== GIVEN MATERIAL ==
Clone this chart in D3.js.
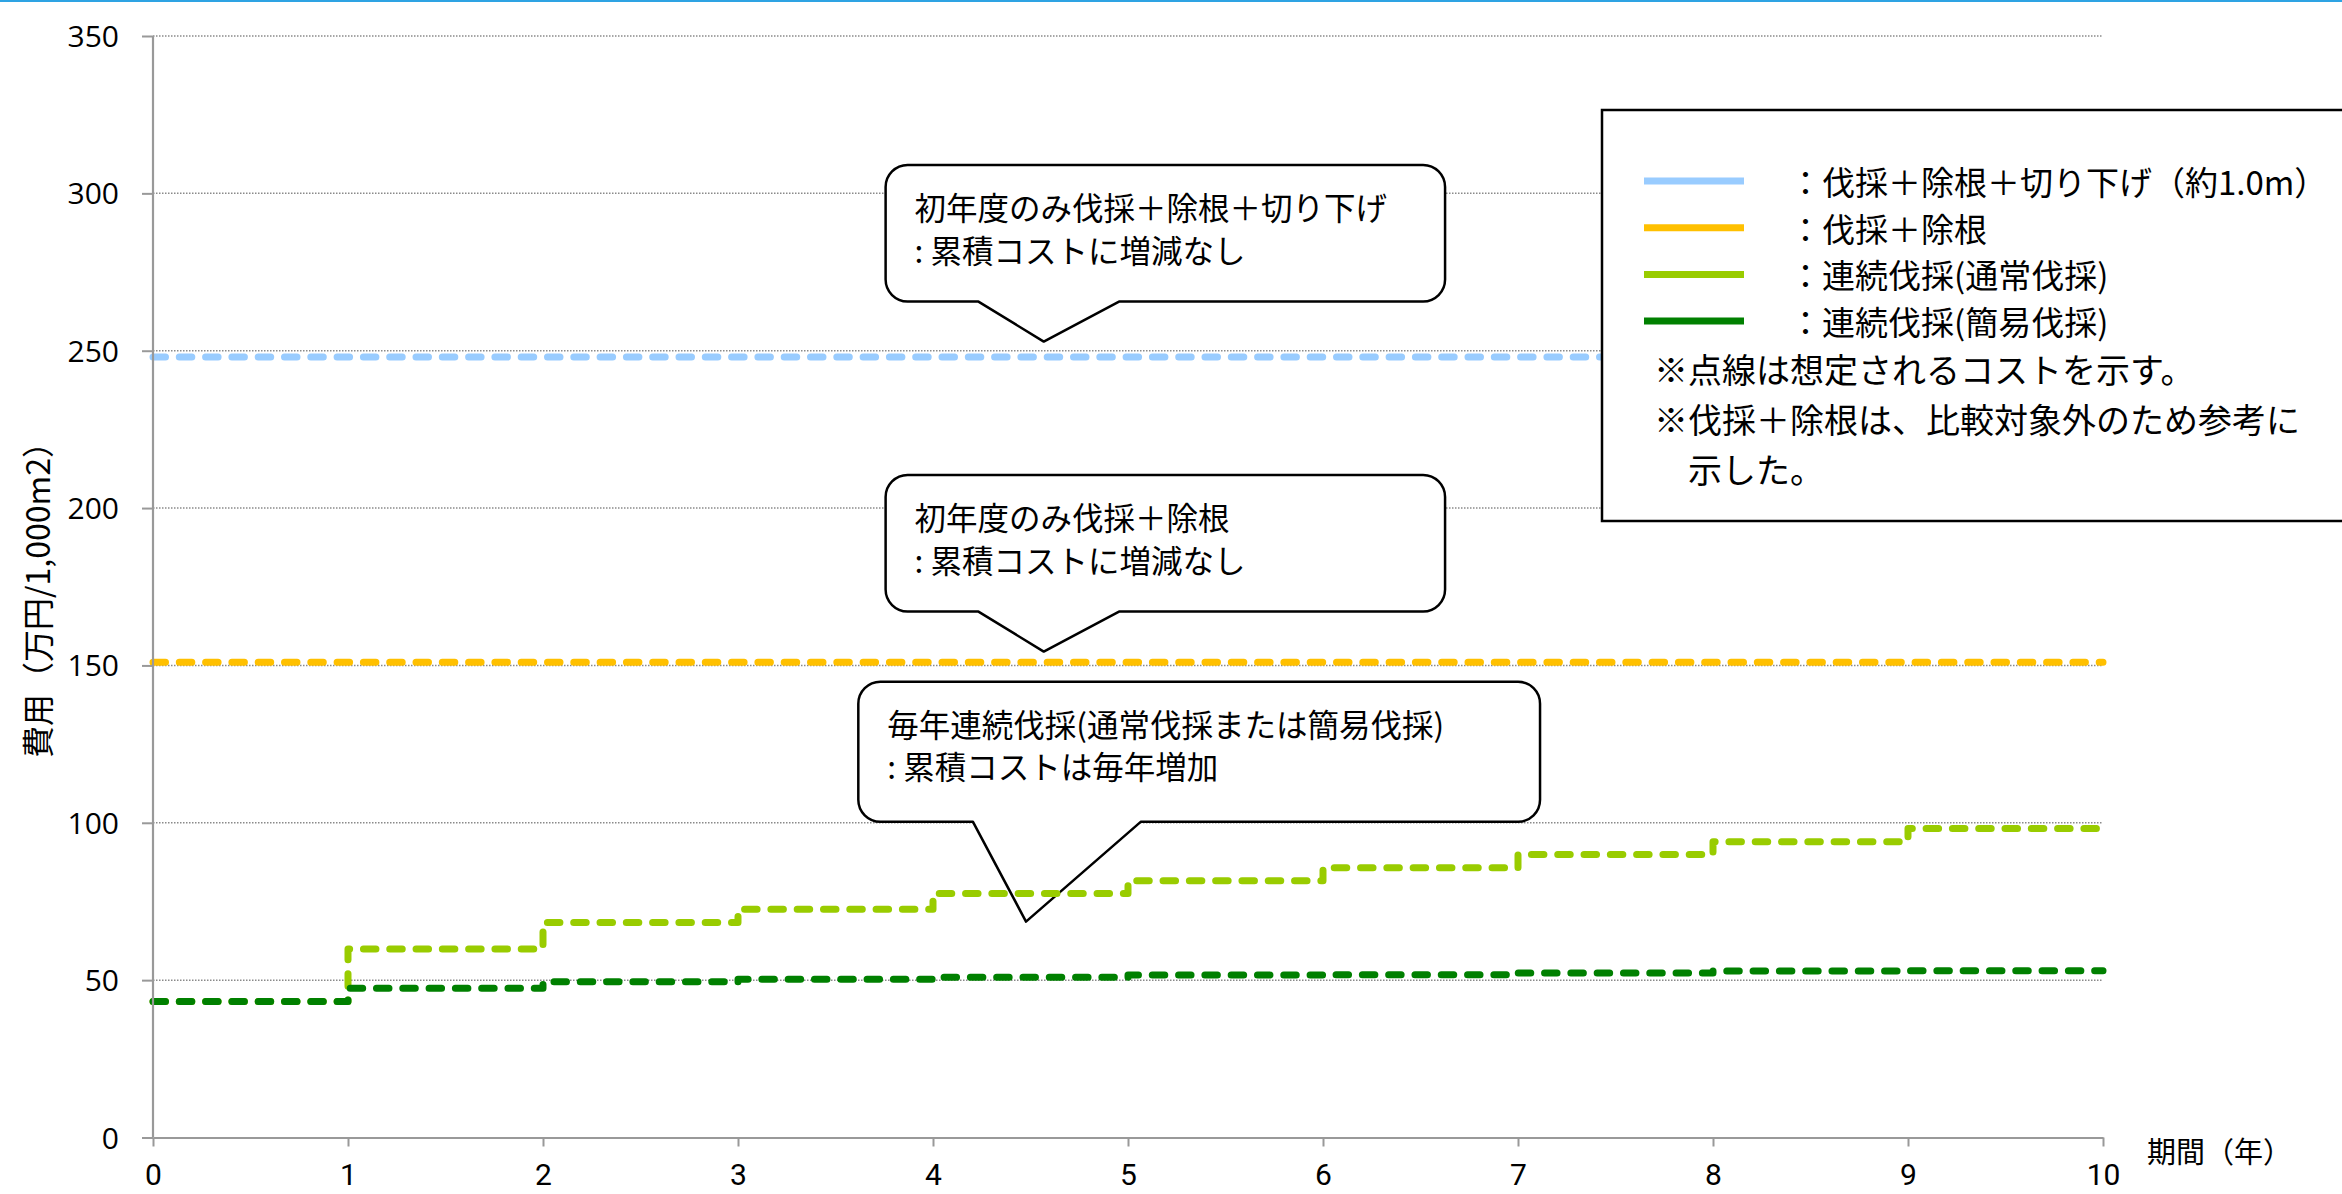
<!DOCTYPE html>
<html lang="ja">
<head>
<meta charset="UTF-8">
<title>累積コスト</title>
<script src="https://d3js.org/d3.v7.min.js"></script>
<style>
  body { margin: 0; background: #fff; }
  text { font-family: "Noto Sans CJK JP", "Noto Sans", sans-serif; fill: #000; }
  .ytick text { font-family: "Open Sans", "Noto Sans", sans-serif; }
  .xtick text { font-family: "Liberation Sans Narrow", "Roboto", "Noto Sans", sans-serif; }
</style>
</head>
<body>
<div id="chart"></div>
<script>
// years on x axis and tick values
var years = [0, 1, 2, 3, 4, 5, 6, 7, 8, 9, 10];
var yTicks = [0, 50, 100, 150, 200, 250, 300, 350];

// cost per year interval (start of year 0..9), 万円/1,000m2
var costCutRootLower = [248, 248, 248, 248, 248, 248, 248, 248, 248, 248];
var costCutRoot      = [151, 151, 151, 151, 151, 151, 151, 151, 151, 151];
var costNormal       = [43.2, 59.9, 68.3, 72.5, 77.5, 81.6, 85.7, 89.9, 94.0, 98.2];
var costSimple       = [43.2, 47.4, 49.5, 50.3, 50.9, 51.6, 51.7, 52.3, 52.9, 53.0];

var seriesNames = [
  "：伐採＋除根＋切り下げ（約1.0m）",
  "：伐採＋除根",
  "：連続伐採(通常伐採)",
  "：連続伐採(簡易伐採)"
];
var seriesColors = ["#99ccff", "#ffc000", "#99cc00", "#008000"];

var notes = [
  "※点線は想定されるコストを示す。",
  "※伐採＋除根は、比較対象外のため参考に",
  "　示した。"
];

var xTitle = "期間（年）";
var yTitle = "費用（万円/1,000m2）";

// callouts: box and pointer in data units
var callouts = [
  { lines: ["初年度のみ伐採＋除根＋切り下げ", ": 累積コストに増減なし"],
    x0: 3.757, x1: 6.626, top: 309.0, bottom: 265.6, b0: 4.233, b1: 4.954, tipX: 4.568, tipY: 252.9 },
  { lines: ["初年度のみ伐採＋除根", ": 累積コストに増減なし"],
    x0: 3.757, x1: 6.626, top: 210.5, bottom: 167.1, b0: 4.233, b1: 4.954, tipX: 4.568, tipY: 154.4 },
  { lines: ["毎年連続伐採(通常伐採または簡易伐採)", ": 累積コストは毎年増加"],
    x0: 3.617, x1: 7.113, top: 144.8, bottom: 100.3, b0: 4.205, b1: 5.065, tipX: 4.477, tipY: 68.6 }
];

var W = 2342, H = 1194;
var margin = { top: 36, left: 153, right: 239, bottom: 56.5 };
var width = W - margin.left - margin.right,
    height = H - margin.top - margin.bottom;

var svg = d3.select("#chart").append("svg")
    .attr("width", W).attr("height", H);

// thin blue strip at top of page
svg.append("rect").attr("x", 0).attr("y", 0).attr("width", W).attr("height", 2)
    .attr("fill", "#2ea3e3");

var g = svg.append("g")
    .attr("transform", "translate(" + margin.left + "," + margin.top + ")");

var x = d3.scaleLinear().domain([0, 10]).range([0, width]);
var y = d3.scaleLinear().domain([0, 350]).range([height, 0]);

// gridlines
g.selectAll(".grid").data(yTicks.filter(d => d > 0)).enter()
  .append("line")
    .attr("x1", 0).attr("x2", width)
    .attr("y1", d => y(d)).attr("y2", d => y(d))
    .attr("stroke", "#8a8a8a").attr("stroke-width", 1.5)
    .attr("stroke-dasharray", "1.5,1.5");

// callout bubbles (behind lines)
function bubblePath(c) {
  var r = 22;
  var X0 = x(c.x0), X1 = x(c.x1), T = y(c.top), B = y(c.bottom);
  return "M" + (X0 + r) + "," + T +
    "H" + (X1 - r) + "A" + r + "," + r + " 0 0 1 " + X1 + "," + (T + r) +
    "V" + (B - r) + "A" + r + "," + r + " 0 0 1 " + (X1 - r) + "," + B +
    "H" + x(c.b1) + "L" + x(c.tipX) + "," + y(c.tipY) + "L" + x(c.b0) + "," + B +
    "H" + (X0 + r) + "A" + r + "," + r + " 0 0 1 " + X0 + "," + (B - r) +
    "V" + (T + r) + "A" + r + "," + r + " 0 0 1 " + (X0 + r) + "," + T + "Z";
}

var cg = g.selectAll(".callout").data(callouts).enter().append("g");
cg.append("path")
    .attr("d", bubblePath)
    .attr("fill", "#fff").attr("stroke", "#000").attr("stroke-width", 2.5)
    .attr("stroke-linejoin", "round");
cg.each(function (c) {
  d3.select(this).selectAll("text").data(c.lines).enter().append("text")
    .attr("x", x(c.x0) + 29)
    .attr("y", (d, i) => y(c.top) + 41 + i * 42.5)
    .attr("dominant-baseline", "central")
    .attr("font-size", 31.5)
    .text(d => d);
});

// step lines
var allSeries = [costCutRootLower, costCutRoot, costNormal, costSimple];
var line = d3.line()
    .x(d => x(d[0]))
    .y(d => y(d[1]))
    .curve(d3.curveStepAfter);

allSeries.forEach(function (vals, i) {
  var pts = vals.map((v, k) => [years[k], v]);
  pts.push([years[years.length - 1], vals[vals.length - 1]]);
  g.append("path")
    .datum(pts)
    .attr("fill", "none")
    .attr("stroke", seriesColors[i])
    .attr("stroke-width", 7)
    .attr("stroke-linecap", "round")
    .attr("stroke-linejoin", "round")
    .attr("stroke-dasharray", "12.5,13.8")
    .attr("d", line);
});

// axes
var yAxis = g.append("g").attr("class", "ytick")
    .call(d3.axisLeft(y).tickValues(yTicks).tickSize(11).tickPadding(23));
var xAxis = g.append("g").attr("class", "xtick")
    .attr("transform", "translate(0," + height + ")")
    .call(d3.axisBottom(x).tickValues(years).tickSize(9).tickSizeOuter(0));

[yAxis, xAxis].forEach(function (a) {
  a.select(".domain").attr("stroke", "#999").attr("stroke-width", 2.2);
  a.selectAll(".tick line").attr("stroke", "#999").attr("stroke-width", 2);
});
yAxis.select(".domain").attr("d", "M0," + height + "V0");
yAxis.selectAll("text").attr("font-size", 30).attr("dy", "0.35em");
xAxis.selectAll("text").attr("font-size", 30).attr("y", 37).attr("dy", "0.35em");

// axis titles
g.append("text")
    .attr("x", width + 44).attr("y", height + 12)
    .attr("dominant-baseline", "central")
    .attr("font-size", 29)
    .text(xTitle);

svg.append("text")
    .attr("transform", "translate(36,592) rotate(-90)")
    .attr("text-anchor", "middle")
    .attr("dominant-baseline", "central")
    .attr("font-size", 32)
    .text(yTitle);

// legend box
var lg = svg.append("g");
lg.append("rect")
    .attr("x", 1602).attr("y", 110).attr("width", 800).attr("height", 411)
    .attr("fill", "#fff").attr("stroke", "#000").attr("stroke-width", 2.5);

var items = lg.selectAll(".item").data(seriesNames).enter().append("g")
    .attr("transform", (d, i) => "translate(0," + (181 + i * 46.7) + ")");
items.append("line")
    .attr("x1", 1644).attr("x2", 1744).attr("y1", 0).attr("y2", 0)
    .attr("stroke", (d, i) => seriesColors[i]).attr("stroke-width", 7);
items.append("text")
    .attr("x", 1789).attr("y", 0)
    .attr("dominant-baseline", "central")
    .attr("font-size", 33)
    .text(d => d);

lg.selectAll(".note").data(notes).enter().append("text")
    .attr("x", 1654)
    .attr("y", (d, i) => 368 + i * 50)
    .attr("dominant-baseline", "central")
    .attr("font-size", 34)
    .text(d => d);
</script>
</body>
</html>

== TASK ==
The lines from the start of the data through the line that contains "var yTicks = [0, 50, 100, 150, 200, 250, 300, 350];" are to be returned exactly, please, with both ends included and every picture left out.

== FINISHED TASK ==
Clone this chart in D3.js.
<!DOCTYPE html>
<html lang="ja">
<head>
<meta charset="UTF-8">
<title>累積コスト</title>
<script src="https://d3js.org/d3.v7.min.js"></script>
<style>
  body { margin: 0; background: #fff; }
  text { font-family: "Noto Sans CJK JP", "Noto Sans", sans-serif; fill: #000; }
  .ytick text { font-family: "Open Sans", "Noto Sans", sans-serif; }
  .xtick text { font-family: "Liberation Sans Narrow", "Roboto", "Noto Sans", sans-serif; }
</style>
</head>
<body>
<div id="chart"></div>
<script>
// years on x axis and tick values
var years = [0, 1, 2, 3, 4, 5, 6, 7, 8, 9, 10];
var yTicks = [0, 50, 100, 150, 200, 250, 300, 350];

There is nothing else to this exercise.